* [What you have to do]: In the data that follows, count every line holding the string "this" and give the count alone.

### Supplied data

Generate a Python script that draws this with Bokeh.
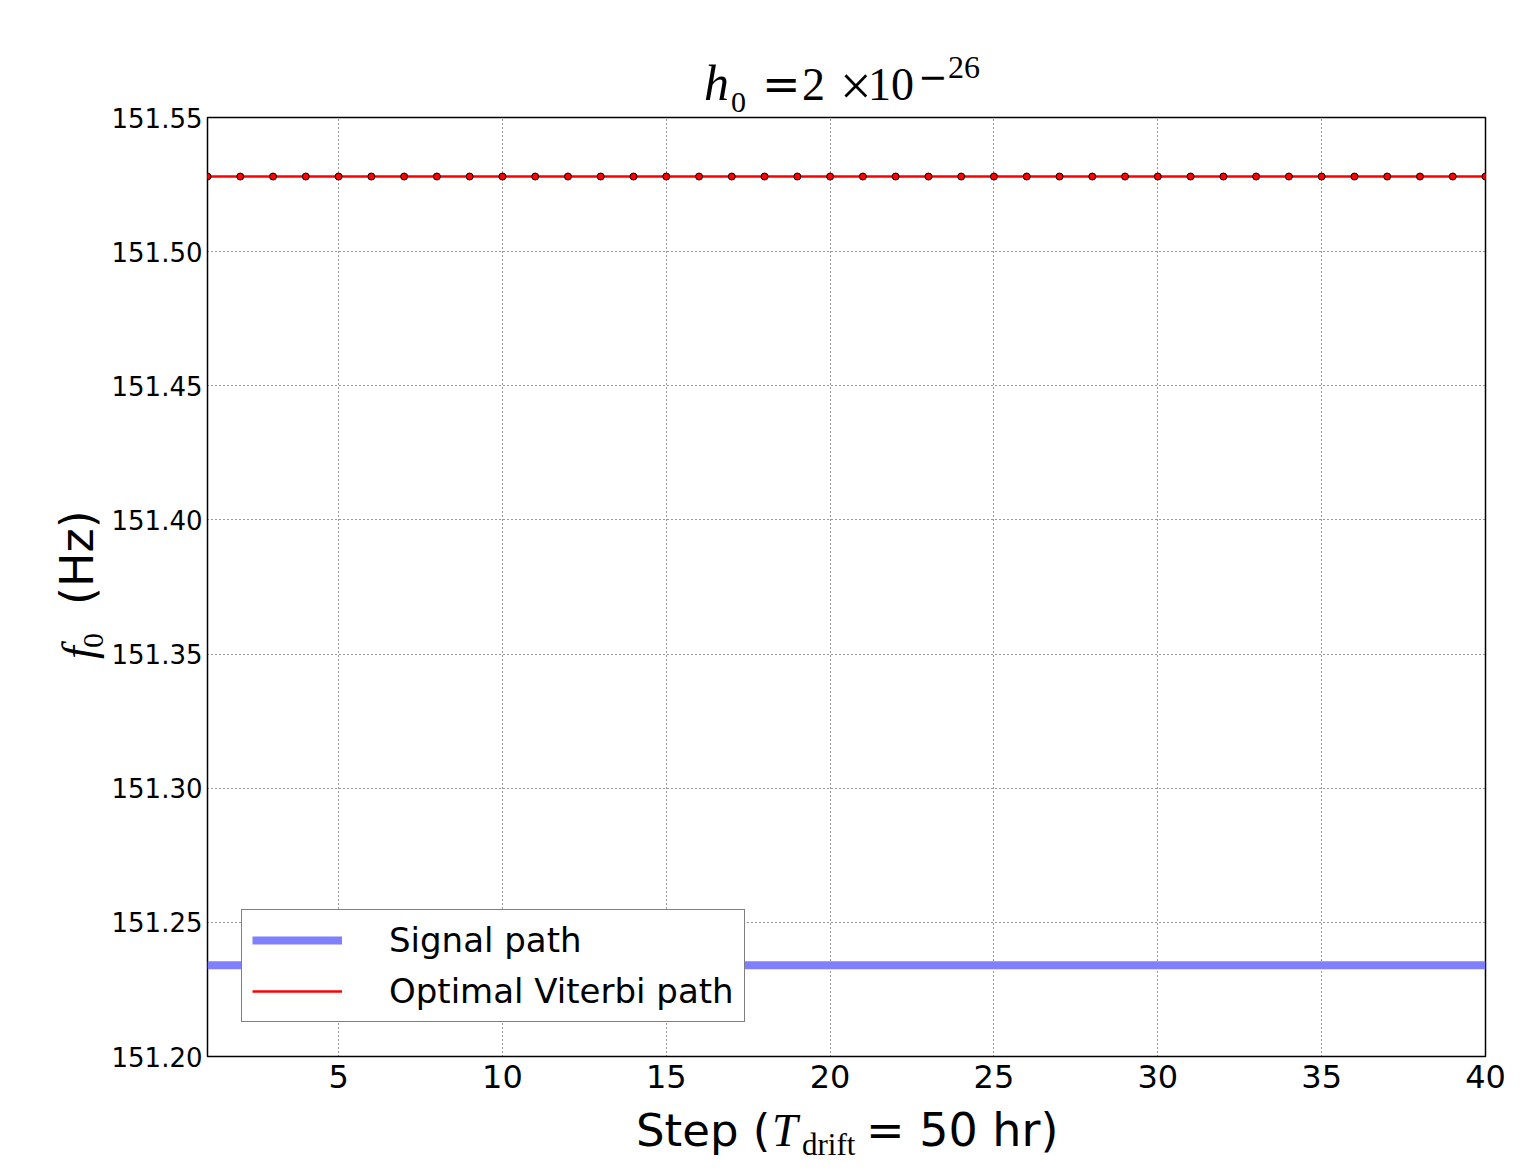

######
### Supplied data

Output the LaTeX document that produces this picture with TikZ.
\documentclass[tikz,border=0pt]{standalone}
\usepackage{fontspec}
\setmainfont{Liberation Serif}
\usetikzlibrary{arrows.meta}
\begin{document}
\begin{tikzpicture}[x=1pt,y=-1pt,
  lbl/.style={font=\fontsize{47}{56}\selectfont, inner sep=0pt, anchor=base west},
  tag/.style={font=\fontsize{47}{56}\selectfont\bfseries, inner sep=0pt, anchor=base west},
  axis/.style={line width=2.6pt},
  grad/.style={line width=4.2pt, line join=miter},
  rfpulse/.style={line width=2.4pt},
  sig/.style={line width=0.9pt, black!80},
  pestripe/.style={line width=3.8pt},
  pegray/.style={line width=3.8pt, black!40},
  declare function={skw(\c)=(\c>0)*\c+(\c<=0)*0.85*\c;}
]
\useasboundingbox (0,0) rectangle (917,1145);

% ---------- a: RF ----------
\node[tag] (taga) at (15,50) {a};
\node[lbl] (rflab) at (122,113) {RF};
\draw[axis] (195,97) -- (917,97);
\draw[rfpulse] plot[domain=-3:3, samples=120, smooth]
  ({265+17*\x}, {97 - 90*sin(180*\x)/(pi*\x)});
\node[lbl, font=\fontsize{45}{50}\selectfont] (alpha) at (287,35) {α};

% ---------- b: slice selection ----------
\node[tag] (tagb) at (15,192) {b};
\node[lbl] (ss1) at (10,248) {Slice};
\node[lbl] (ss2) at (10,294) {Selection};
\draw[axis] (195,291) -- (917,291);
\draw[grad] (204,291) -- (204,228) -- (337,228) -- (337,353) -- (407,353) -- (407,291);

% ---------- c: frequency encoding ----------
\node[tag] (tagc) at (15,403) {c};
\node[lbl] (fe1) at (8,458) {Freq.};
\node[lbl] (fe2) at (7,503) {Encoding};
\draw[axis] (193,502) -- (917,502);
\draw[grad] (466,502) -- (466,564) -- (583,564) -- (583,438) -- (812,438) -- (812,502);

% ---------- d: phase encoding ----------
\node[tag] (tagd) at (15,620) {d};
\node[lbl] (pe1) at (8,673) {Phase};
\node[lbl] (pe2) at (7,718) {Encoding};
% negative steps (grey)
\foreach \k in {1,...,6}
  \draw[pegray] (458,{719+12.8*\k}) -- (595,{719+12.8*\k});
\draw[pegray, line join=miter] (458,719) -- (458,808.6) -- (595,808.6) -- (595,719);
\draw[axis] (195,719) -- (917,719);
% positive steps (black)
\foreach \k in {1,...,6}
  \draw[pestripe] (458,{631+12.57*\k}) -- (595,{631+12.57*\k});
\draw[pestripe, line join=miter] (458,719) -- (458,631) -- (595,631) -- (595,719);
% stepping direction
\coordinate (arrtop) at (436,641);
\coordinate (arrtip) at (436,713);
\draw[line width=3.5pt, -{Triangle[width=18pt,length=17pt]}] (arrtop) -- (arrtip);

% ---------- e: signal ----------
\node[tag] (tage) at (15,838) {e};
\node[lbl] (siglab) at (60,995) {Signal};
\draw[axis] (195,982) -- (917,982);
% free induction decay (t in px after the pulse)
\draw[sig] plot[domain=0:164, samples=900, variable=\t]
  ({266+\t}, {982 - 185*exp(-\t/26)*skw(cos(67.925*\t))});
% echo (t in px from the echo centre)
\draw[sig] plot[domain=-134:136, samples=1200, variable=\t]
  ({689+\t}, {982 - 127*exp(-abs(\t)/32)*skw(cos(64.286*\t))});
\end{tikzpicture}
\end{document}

######

* [Expected output]: 2